Source records:
* start *
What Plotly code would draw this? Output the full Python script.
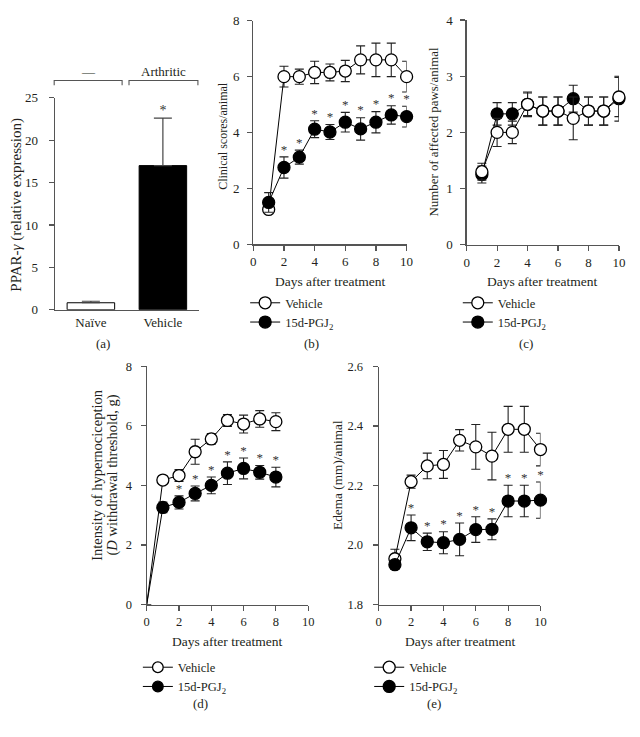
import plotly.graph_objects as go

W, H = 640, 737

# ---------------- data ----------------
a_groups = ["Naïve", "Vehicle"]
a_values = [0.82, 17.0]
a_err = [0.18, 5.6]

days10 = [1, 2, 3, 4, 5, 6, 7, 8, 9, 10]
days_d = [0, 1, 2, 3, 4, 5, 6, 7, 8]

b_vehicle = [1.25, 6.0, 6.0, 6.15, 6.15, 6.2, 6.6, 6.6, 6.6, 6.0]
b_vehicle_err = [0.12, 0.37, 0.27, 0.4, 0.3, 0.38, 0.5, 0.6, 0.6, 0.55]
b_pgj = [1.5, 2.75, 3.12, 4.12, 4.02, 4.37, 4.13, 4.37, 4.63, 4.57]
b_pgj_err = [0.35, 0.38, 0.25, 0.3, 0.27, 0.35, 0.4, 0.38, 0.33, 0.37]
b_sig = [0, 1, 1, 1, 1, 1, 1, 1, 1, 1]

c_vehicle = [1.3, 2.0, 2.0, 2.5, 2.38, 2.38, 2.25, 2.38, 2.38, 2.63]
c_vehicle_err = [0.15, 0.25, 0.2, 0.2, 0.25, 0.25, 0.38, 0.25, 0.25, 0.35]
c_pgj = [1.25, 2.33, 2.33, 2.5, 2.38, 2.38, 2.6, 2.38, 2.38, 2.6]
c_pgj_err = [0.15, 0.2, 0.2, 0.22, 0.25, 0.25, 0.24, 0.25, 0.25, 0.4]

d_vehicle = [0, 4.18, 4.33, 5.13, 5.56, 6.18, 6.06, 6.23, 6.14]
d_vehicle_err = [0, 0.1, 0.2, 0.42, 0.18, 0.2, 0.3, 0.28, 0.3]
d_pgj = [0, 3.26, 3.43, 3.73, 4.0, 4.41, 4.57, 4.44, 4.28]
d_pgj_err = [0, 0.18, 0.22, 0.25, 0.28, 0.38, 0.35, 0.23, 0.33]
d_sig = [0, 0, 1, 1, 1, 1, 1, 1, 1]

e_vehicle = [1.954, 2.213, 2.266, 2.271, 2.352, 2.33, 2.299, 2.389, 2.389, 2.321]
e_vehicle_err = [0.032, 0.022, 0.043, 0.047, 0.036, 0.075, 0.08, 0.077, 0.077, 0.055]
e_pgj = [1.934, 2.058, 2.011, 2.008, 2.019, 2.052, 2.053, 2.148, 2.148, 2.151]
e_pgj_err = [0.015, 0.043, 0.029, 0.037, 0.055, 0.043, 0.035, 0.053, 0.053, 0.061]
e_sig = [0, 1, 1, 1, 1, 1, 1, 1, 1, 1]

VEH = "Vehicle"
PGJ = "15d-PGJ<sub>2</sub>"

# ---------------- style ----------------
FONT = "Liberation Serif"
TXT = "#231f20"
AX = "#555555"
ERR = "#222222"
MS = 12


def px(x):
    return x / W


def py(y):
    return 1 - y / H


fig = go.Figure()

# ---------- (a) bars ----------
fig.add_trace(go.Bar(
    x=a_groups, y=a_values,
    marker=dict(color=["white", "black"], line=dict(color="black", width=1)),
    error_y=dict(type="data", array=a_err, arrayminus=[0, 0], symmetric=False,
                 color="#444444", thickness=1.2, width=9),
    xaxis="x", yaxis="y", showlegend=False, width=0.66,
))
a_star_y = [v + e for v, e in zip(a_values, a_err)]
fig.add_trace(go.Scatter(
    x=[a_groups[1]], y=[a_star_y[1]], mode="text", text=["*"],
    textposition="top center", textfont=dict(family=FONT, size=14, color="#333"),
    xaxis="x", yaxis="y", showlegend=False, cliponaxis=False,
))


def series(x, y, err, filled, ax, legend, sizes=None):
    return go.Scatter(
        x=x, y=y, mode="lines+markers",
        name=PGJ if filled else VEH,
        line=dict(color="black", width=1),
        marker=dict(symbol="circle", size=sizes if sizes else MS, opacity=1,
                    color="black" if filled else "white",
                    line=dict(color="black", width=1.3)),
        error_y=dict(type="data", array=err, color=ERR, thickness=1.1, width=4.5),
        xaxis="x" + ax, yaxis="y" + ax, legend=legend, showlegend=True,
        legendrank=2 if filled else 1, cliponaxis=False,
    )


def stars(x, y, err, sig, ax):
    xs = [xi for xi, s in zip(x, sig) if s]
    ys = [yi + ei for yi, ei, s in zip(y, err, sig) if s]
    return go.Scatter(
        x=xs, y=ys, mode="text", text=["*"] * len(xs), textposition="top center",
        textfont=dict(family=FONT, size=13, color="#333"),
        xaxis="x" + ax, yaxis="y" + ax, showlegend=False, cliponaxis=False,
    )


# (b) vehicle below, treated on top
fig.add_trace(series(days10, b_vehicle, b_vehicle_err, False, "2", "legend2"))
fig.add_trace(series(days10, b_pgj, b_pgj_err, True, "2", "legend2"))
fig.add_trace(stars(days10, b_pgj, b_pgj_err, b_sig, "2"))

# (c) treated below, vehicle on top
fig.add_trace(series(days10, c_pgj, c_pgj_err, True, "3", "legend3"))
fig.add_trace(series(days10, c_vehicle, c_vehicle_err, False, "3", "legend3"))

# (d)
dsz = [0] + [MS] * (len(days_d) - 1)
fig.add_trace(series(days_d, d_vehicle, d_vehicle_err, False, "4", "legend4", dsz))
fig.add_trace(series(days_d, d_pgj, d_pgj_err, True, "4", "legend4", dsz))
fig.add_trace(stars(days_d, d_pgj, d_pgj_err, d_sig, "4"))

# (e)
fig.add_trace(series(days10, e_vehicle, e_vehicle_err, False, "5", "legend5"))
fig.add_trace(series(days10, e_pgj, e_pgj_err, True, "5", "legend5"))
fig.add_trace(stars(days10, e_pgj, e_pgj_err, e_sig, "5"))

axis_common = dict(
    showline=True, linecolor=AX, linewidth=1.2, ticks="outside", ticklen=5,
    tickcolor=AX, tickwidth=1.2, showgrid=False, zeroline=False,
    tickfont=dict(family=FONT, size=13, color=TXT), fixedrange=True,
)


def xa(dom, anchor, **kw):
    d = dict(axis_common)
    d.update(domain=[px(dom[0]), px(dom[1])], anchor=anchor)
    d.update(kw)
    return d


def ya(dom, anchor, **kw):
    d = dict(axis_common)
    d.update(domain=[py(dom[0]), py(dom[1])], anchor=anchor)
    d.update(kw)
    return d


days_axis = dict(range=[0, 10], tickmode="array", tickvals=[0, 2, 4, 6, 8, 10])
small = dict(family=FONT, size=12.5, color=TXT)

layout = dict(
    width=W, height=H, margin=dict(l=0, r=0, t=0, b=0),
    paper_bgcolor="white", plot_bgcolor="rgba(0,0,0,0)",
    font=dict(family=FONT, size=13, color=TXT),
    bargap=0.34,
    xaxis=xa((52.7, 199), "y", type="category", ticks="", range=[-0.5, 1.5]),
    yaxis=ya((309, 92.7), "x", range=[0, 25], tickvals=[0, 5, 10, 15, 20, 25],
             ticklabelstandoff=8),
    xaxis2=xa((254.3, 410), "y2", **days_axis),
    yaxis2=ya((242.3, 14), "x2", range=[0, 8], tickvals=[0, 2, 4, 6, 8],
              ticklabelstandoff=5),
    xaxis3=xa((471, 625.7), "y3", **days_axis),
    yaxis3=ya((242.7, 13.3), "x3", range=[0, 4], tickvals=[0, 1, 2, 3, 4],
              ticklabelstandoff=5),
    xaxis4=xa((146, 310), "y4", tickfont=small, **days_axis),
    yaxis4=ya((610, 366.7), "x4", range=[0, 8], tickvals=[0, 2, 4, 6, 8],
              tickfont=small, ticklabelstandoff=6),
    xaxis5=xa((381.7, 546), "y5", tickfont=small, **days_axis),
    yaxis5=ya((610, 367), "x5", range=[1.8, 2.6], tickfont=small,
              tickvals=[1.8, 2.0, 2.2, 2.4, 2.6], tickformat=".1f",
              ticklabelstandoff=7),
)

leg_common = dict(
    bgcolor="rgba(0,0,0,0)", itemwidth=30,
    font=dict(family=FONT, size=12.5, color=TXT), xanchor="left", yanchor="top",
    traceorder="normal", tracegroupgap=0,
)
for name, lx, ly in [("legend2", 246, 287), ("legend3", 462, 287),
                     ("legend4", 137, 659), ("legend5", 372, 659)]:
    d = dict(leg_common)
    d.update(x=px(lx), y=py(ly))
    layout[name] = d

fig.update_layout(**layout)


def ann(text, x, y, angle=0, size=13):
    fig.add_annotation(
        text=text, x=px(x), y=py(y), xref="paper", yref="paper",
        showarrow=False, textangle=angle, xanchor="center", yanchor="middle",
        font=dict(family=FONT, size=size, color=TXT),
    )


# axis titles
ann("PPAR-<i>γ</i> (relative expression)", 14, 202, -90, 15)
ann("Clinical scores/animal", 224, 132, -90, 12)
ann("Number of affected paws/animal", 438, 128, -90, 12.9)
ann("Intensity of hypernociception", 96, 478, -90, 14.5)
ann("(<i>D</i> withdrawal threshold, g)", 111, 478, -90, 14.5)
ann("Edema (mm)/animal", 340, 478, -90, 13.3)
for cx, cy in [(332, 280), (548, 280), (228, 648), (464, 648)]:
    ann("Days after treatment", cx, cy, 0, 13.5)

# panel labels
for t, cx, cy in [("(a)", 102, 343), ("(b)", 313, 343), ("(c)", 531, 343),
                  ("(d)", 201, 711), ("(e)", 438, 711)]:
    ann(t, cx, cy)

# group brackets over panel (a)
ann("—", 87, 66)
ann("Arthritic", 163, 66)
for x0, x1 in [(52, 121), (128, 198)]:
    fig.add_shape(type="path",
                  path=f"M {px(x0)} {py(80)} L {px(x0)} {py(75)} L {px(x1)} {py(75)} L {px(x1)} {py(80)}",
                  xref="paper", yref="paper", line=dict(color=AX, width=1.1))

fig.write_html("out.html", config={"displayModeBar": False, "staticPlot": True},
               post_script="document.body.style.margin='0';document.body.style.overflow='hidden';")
* end *
* start *
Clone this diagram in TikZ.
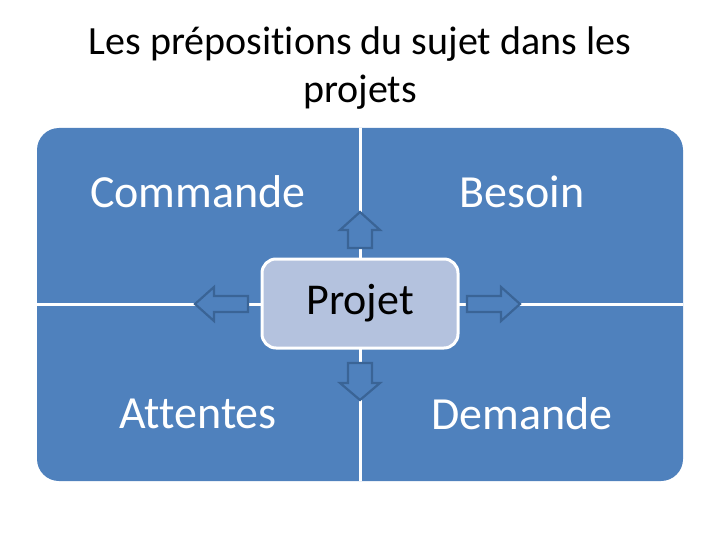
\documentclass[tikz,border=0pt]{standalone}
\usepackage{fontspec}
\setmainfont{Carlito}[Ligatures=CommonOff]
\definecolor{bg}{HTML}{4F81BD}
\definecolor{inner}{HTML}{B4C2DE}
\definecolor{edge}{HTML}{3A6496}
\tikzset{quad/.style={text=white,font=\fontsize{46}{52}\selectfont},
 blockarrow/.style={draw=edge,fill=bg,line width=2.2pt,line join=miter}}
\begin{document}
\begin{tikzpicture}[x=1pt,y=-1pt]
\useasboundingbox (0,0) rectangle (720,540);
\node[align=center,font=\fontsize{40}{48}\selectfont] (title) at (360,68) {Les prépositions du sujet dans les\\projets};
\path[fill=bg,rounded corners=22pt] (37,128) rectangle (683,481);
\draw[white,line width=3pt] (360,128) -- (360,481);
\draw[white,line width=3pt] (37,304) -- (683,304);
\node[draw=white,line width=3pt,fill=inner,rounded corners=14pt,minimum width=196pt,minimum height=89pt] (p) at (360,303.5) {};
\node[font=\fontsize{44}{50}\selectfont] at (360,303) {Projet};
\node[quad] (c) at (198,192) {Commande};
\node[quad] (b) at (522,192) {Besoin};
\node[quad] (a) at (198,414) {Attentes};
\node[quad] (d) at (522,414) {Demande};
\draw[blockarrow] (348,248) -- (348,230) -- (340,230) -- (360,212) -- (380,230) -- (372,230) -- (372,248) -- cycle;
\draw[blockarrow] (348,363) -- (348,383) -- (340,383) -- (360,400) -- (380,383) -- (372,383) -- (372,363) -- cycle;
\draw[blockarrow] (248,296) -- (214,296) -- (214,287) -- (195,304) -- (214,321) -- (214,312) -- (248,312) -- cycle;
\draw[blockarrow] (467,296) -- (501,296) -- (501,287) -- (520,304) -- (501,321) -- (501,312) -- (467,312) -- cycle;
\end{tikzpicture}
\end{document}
* end *
* start *
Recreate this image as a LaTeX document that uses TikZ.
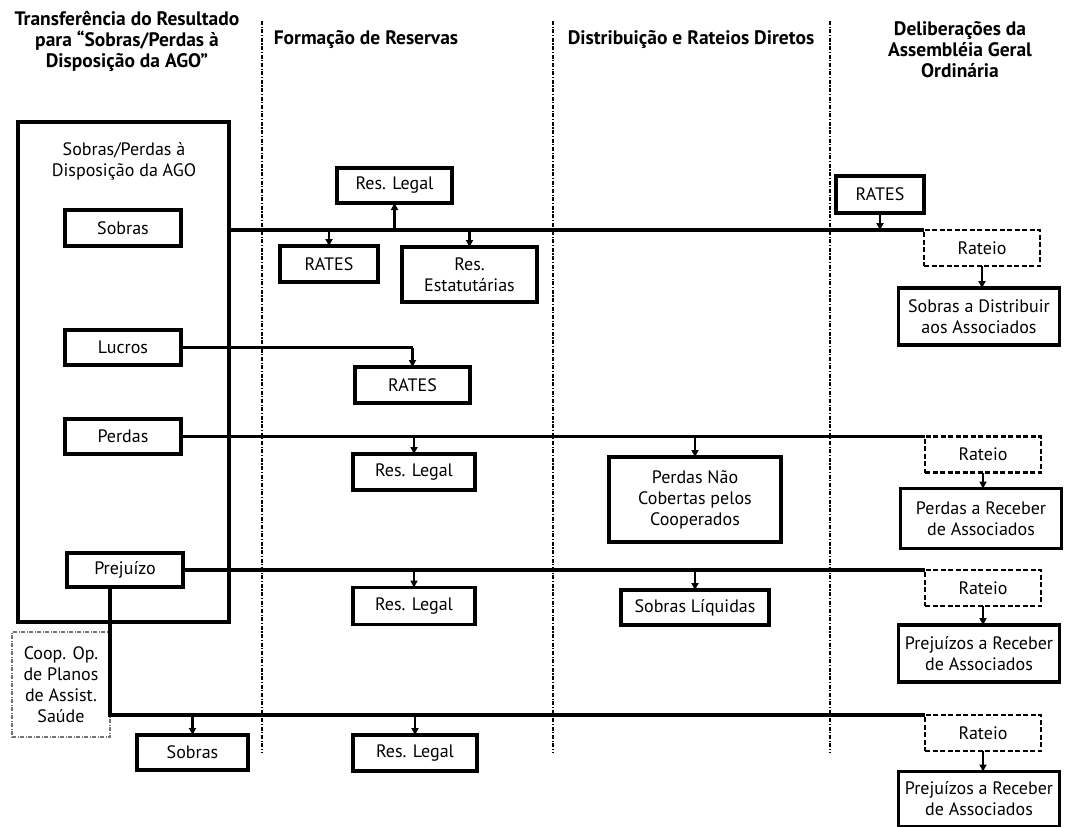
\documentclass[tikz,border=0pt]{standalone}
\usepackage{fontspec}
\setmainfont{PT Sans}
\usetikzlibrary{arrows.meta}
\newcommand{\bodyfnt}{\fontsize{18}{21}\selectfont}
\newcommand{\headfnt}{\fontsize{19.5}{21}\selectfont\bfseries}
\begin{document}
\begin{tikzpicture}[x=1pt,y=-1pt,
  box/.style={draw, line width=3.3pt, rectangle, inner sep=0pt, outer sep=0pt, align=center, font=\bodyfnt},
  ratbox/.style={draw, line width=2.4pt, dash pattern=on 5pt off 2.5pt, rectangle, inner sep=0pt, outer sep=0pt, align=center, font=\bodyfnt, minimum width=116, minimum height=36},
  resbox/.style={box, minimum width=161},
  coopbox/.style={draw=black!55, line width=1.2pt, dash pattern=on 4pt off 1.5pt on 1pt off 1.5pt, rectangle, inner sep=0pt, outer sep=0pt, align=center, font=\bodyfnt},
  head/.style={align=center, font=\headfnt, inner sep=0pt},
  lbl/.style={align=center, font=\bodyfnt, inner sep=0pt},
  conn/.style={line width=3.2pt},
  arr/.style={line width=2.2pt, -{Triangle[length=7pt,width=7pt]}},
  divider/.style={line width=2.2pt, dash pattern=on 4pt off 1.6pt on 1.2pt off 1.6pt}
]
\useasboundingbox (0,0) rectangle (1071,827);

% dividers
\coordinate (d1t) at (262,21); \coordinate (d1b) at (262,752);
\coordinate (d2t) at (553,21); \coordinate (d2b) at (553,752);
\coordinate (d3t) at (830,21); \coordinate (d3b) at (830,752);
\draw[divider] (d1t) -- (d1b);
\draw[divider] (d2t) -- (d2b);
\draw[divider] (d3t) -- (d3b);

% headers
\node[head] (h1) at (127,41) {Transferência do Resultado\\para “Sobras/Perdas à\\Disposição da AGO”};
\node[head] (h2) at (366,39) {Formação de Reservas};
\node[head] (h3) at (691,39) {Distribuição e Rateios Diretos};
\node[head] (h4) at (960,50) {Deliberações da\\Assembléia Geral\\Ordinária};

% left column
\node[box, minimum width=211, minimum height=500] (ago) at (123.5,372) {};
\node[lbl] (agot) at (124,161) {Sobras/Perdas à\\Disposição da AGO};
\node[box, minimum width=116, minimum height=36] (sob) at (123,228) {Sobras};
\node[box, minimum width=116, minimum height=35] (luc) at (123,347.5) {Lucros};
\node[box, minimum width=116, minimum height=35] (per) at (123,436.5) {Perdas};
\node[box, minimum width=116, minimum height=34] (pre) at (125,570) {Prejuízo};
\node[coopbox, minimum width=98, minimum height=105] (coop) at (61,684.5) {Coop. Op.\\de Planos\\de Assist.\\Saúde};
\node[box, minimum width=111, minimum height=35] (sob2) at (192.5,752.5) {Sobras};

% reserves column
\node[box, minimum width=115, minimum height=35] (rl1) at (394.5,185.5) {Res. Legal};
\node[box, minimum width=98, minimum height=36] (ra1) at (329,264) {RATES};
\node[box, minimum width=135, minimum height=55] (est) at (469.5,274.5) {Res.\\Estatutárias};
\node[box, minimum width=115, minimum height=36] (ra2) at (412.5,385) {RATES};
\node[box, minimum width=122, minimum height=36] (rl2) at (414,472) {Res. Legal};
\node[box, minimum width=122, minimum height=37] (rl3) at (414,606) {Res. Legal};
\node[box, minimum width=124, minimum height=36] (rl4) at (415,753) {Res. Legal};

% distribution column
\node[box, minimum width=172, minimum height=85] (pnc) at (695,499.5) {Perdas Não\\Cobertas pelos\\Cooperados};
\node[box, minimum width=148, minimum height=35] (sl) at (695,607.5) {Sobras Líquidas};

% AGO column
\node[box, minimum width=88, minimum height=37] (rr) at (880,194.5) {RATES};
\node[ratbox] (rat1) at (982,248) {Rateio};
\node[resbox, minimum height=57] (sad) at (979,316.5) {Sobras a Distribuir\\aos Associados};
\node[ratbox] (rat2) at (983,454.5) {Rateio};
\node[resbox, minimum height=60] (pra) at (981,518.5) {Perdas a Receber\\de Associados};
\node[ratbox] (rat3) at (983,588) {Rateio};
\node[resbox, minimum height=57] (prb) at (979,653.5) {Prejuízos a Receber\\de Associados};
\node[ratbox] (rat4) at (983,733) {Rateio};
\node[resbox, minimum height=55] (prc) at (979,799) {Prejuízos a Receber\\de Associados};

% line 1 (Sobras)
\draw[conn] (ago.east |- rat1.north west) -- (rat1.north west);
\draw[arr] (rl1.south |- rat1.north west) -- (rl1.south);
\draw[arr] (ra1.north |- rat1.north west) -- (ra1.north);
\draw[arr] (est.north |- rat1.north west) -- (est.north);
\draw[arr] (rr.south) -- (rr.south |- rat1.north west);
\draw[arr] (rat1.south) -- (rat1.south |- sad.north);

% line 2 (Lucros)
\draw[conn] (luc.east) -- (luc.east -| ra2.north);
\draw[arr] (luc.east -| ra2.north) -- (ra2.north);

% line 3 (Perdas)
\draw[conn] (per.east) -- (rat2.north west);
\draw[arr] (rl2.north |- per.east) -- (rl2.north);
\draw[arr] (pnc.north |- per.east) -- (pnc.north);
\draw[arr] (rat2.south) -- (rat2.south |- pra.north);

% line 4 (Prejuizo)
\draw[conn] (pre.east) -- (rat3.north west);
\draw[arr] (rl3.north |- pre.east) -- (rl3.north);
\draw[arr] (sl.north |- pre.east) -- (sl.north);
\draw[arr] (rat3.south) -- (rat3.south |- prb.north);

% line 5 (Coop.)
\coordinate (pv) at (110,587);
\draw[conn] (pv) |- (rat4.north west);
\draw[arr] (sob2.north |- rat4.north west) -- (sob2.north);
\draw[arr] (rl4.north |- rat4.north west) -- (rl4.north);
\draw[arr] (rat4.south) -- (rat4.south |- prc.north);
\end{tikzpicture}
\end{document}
* end *
Where a line in the entries holds "this", copy that line.

▶ **Task solution**
What Plotly code would draw this? Output the full Python script.
Clone this diagram in TikZ.
Recreate this image as a LaTeX document that uses TikZ.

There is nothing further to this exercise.